**SHORT TASK:**
Transcribe the material in full, exactly as written.

**COLLECTED MATERIAL:**
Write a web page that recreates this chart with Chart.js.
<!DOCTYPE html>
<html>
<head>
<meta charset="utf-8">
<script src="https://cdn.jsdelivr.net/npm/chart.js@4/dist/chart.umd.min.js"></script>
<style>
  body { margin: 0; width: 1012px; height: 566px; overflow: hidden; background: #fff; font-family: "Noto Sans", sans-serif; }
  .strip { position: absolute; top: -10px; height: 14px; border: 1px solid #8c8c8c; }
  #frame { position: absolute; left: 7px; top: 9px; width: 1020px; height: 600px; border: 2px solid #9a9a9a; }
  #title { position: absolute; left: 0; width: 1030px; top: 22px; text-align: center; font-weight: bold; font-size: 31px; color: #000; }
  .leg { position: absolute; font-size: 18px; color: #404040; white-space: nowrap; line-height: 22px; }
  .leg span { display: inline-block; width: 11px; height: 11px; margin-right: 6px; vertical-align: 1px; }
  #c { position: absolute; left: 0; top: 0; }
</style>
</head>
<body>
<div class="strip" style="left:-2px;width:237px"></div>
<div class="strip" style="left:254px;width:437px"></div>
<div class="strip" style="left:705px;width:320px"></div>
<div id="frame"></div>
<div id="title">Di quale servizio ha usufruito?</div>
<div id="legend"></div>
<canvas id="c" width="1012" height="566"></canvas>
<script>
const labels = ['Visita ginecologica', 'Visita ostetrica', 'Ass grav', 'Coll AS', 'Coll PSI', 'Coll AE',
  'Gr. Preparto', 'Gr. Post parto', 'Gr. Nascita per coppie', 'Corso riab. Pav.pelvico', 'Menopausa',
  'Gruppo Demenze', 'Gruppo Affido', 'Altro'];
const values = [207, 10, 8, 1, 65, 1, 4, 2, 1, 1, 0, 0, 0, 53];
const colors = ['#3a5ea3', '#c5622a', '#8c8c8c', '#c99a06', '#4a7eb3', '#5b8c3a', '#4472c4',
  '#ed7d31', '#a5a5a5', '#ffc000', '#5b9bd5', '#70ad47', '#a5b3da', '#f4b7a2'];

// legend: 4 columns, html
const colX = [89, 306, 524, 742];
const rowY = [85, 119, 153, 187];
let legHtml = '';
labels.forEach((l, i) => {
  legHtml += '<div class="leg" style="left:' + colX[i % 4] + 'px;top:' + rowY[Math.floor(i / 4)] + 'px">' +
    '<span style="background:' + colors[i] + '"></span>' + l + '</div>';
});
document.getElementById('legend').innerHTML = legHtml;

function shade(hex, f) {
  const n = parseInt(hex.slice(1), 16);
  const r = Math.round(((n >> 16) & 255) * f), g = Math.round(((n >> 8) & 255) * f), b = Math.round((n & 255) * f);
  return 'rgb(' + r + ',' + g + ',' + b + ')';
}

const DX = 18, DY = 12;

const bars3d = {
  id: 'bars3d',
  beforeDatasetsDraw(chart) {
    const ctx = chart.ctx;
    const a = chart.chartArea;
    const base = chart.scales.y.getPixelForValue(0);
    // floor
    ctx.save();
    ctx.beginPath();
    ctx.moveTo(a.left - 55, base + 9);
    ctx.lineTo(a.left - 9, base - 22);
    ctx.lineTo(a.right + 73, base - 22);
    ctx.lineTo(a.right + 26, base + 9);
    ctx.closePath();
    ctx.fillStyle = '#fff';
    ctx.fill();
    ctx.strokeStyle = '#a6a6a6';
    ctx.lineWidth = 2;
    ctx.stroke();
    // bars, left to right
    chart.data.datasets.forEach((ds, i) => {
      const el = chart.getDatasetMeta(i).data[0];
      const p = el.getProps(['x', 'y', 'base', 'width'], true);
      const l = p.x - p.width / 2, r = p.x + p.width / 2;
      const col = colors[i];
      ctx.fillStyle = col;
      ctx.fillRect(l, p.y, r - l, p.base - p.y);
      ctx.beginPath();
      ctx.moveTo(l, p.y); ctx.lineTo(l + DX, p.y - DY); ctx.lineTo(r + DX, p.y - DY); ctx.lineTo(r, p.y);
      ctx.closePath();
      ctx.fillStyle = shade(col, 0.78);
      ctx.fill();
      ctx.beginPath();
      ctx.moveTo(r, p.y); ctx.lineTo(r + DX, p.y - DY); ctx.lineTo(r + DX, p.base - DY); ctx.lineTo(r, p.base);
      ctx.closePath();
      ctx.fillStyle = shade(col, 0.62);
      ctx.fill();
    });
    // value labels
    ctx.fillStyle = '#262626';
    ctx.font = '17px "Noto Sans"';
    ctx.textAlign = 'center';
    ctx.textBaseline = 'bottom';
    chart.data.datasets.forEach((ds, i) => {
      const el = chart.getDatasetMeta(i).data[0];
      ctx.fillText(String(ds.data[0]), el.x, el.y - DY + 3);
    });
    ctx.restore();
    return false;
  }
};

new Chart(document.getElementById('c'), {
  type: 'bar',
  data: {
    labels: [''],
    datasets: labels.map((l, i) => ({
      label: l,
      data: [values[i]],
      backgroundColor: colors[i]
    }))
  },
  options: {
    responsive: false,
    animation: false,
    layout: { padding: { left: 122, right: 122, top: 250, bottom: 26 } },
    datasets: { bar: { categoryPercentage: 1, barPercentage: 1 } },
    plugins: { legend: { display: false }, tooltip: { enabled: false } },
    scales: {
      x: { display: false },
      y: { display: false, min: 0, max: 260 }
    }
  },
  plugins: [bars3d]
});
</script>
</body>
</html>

**ANSWER TO THE TASK:**
Write a web page that recreates this chart with Chart.js.
<!DOCTYPE html>
<html>
<head>
<meta charset="utf-8">
<script src="https://cdn.jsdelivr.net/npm/chart.js@4/dist/chart.umd.min.js"></script>
<style>
  body { margin: 0; width: 1012px; height: 566px; overflow: hidden; background: #fff; font-family: "Noto Sans", sans-serif; }
  .strip { position: absolute; top: -10px; height: 14px; border: 1px solid #8c8c8c; }
  #frame { position: absolute; left: 7px; top: 9px; width: 1020px; height: 600px; border: 2px solid #9a9a9a; }
  #title { position: absolute; left: 0; width: 1030px; top: 22px; text-align: center; font-weight: bold; font-size: 31px; color: #000; }
  .leg { position: absolute; font-size: 18px; color: #404040; white-space: nowrap; line-height: 22px; }
  .leg span { display: inline-block; width: 11px; height: 11px; margin-right: 6px; vertical-align: 1px; }
  #c { position: absolute; left: 0; top: 0; }
</style>
</head>
<body>
<div class="strip" style="left:-2px;width:237px"></div>
<div class="strip" style="left:254px;width:437px"></div>
<div class="strip" style="left:705px;width:320px"></div>
<div id="frame"></div>
<div id="title">Di quale servizio ha usufruito?</div>
<div id="legend"></div>
<canvas id="c" width="1012" height="566"></canvas>
<script>
const labels = ['Visita ginecologica', 'Visita ostetrica', 'Ass grav', 'Coll AS', 'Coll PSI', 'Coll AE',
  'Gr. Preparto', 'Gr. Post parto', 'Gr. Nascita per coppie', 'Corso riab. Pav.pelvico', 'Menopausa',
  'Gruppo Demenze', 'Gruppo Affido', 'Altro'];
const values = [207, 10, 8, 1, 65, 1, 4, 2, 1, 1, 0, 0, 0, 53];
const colors = ['#3a5ea3', '#c5622a', '#8c8c8c', '#c99a06', '#4a7eb3', '#5b8c3a', '#4472c4',
  '#ed7d31', '#a5a5a5', '#ffc000', '#5b9bd5', '#70ad47', '#a5b3da', '#f4b7a2'];

// legend: 4 columns, html
const colX = [89, 306, 524, 742];
const rowY = [85, 119, 153, 187];
let legHtml = '';
labels.forEach((l, i) => {
  legHtml += '<div class="leg" style="left:' + colX[i % 4] + 'px;top:' + rowY[Math.floor(i / 4)] + 'px">' +
    '<span style="background:' + colors[i] + '"></span>' + l + '</div>';
});
document.getElementById('legend').innerHTML = legHtml;

function shade(hex, f) {
  const n = parseInt(hex.slice(1), 16);
  const r = Math.round(((n >> 16) & 255) * f), g = Math.round(((n >> 8) & 255) * f), b = Math.round((n & 255) * f);
  return 'rgb(' + r + ',' + g + ',' + b + ')';
}

const DX = 18, DY = 12;

const bars3d = {
  id: 'bars3d',
  beforeDatasetsDraw(chart) {
    const ctx = chart.ctx;
    const a = chart.chartArea;
    const base = chart.scales.y.getPixelForValue(0);
    // floor
    ctx.save();
    ctx.beginPath();
    ctx.moveTo(a.left - 55, base + 9);
    ctx.lineTo(a.left - 9, base - 22);
    ctx.lineTo(a.right + 73, base - 22);
    ctx.lineTo(a.right + 26, base + 9);
    ctx.closePath();
    ctx.fillStyle = '#fff';
    ctx.fill();
    ctx.strokeStyle = '#a6a6a6';
    ctx.lineWidth = 2;
    ctx.stroke();
    // bars, left to right
    chart.data.datasets.forEach((ds, i) => {
      const el = chart.getDatasetMeta(i).data[0];
      const p = el.getProps(['x', 'y', 'base', 'width'], true);
      const l = p.x - p.width / 2, r = p.x + p.width / 2;
      const col = colors[i];
      ctx.fillStyle = col;
      ctx.fillRect(l, p.y, r - l, p.base - p.y);
      ctx.beginPath();
      ctx.moveTo(l, p.y); ctx.lineTo(l + DX, p.y - DY); ctx.lineTo(r + DX, p.y - DY); ctx.lineTo(r, p.y);
      ctx.closePath();
      ctx.fillStyle = shade(col, 0.78);
      ctx.fill();
      ctx.beginPath();
      ctx.moveTo(r, p.y); ctx.lineTo(r + DX, p.y - DY); ctx.lineTo(r + DX, p.base - DY); ctx.lineTo(r, p.base);
      ctx.closePath();
      ctx.fillStyle = shade(col, 0.62);
      ctx.fill();
    });
    // value labels
    ctx.fillStyle = '#262626';
    ctx.font = '17px "Noto Sans"';
    ctx.textAlign = 'center';
    ctx.textBaseline = 'bottom';
    chart.data.datasets.forEach((ds, i) => {
      const el = chart.getDatasetMeta(i).data[0];
      ctx.fillText(String(ds.data[0]), el.x, el.y - DY + 3);
    });
    ctx.restore();
    return false;
  }
};

new Chart(document.getElementById('c'), {
  type: 'bar',
  data: {
    labels: [''],
    datasets: labels.map((l, i) => ({
      label: l,
      data: [values[i]],
      backgroundColor: colors[i]
    }))
  },
  options: {
    responsive: false,
    animation: false,
    layout: { padding: { left: 122, right: 122, top: 250, bottom: 26 } },
    datasets: { bar: { categoryPercentage: 1, barPercentage: 1 } },
    plugins: { legend: { display: false }, tooltip: { enabled: false } },
    scales: {
      x: { display: false },
      y: { display: false, min: 0, max: 260 }
    }
  },
  plugins: [bars3d]
});
</script>
</body>
</html>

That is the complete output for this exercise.